**STORED DATA**

»»

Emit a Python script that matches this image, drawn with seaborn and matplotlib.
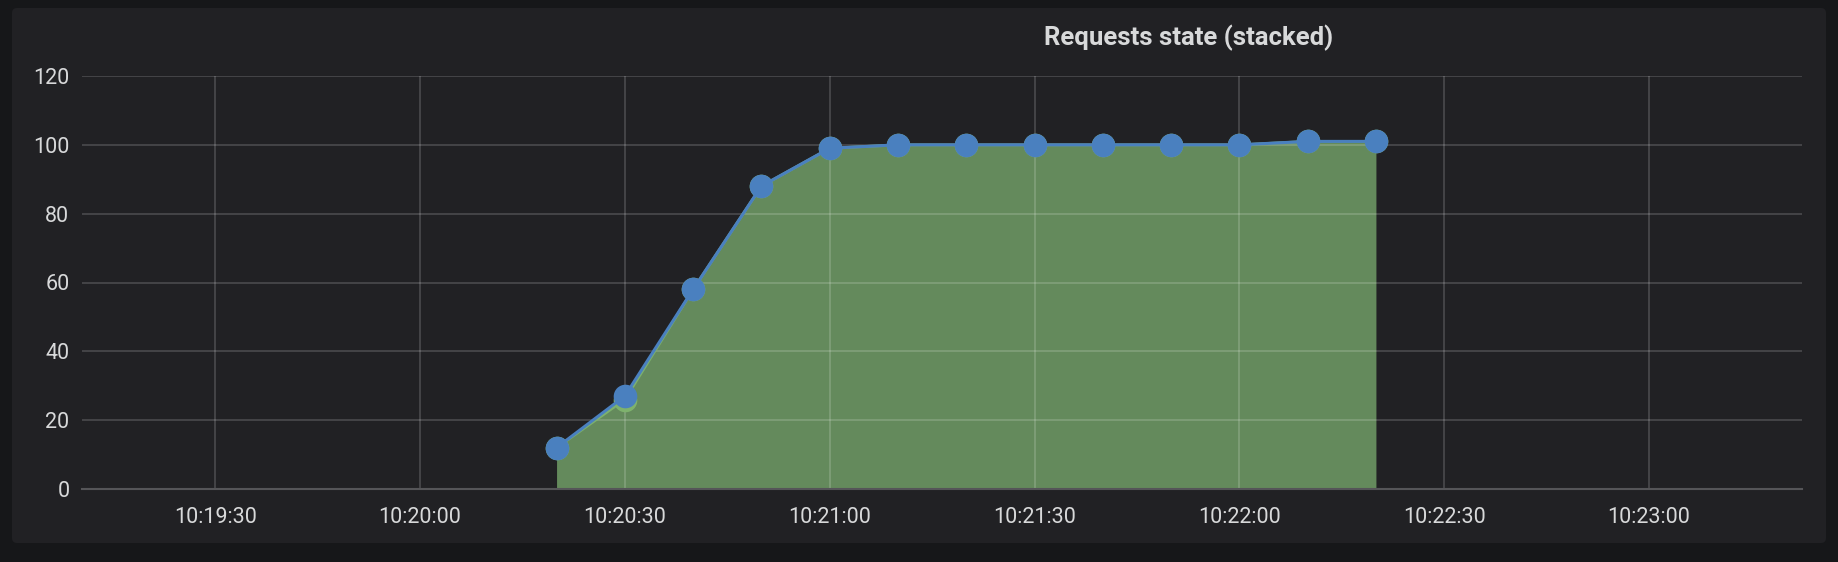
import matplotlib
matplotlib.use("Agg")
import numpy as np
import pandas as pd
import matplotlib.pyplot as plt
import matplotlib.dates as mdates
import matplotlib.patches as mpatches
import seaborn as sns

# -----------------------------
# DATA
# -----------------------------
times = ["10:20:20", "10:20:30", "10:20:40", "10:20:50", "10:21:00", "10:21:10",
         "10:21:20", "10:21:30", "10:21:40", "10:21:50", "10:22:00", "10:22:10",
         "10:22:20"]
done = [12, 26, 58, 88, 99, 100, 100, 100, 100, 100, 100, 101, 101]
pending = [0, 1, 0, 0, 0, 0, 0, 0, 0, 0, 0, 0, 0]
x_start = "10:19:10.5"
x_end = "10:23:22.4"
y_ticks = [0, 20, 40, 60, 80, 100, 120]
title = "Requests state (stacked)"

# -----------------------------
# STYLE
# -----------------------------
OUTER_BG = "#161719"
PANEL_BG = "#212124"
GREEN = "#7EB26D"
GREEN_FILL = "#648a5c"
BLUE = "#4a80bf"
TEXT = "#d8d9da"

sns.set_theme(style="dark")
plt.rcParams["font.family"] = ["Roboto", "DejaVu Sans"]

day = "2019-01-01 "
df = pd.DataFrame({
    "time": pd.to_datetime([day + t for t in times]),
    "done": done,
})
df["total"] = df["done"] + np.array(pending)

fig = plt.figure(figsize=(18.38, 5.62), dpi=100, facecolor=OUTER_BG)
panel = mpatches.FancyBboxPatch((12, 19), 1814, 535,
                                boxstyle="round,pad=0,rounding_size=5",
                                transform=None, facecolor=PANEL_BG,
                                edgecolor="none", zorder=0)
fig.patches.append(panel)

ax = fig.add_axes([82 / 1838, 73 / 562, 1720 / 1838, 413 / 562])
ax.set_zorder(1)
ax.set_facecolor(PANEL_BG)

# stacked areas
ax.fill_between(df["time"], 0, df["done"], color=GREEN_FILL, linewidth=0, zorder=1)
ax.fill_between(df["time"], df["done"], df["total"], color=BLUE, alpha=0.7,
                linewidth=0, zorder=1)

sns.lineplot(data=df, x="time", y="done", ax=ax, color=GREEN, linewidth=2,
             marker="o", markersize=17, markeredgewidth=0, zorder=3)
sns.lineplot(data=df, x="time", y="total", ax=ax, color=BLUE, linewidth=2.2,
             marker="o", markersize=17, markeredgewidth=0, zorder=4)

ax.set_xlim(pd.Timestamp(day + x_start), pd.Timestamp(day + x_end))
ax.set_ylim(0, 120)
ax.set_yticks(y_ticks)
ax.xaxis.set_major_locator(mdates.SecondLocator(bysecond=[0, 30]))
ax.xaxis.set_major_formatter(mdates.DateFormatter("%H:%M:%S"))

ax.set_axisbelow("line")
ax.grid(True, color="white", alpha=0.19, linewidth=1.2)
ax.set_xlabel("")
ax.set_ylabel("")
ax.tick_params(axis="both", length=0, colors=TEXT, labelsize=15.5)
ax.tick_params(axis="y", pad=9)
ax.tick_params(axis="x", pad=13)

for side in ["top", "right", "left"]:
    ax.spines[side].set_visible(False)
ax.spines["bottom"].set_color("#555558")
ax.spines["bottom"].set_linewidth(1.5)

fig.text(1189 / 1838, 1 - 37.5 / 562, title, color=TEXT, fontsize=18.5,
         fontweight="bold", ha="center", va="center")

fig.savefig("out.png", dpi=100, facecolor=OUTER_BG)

««

**REQUEST**
Skip the pictures and restate exactly the lines from the beginning of the listing to the line with "import seaborn as sns", that line included.

**ANSWER FOR THE TASK**
Emit a Python script that matches this image, drawn with seaborn and matplotlib.
import matplotlib
matplotlib.use("Agg")
import numpy as np
import pandas as pd
import matplotlib.pyplot as plt
import matplotlib.dates as mdates
import matplotlib.patches as mpatches
import seaborn as sns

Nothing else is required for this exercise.